SET EXERCISE -
Scan the material that follows. Copy every line containing the word "matplotlib".

DATASET CONTENT -
____________
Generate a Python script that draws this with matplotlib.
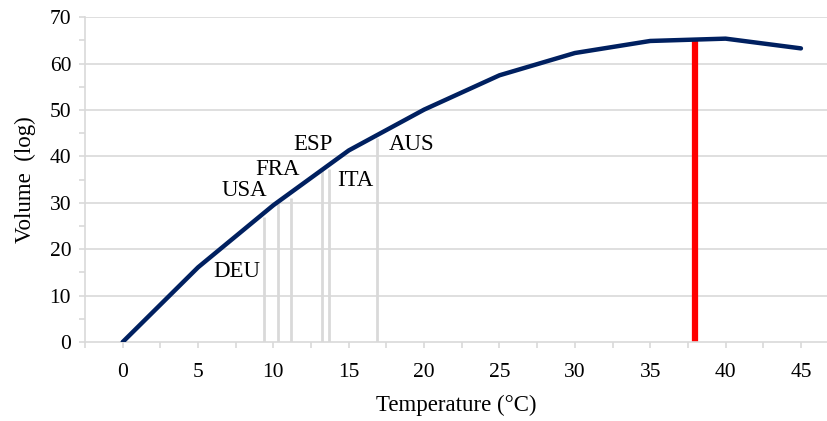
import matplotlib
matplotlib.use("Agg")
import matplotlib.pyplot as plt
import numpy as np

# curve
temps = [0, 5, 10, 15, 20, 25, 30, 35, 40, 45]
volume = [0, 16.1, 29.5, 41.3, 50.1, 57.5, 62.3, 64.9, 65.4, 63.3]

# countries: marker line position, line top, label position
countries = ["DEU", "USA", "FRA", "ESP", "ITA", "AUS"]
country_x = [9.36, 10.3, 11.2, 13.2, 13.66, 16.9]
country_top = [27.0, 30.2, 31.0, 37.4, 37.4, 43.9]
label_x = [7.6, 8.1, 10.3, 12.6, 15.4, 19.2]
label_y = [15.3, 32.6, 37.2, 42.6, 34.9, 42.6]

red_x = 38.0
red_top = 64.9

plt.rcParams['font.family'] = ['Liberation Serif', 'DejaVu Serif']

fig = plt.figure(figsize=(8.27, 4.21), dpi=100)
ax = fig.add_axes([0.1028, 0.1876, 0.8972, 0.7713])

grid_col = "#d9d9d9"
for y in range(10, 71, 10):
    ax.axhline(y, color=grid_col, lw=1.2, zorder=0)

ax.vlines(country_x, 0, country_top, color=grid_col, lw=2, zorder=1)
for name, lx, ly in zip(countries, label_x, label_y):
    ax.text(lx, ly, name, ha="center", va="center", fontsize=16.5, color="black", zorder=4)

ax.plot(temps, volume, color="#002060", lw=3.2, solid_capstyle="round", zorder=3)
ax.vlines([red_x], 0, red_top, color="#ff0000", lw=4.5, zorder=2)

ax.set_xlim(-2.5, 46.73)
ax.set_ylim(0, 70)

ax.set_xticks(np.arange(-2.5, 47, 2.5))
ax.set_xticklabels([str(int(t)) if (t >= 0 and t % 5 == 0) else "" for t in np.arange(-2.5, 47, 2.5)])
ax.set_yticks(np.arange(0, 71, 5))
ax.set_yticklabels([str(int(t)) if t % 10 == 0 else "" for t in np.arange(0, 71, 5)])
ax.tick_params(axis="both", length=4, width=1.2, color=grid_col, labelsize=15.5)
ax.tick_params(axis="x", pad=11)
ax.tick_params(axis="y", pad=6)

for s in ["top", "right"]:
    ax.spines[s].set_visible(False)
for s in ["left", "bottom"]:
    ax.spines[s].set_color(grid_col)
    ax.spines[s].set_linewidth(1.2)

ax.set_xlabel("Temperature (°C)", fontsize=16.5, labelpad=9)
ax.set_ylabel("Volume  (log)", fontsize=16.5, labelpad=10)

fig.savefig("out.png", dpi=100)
____________
ANSWER TO THE EXERCISE -
Generate a Python script that draws this with matplotlib.
import matplotlib
matplotlib.use("Agg")
import matplotlib.pyplot as plt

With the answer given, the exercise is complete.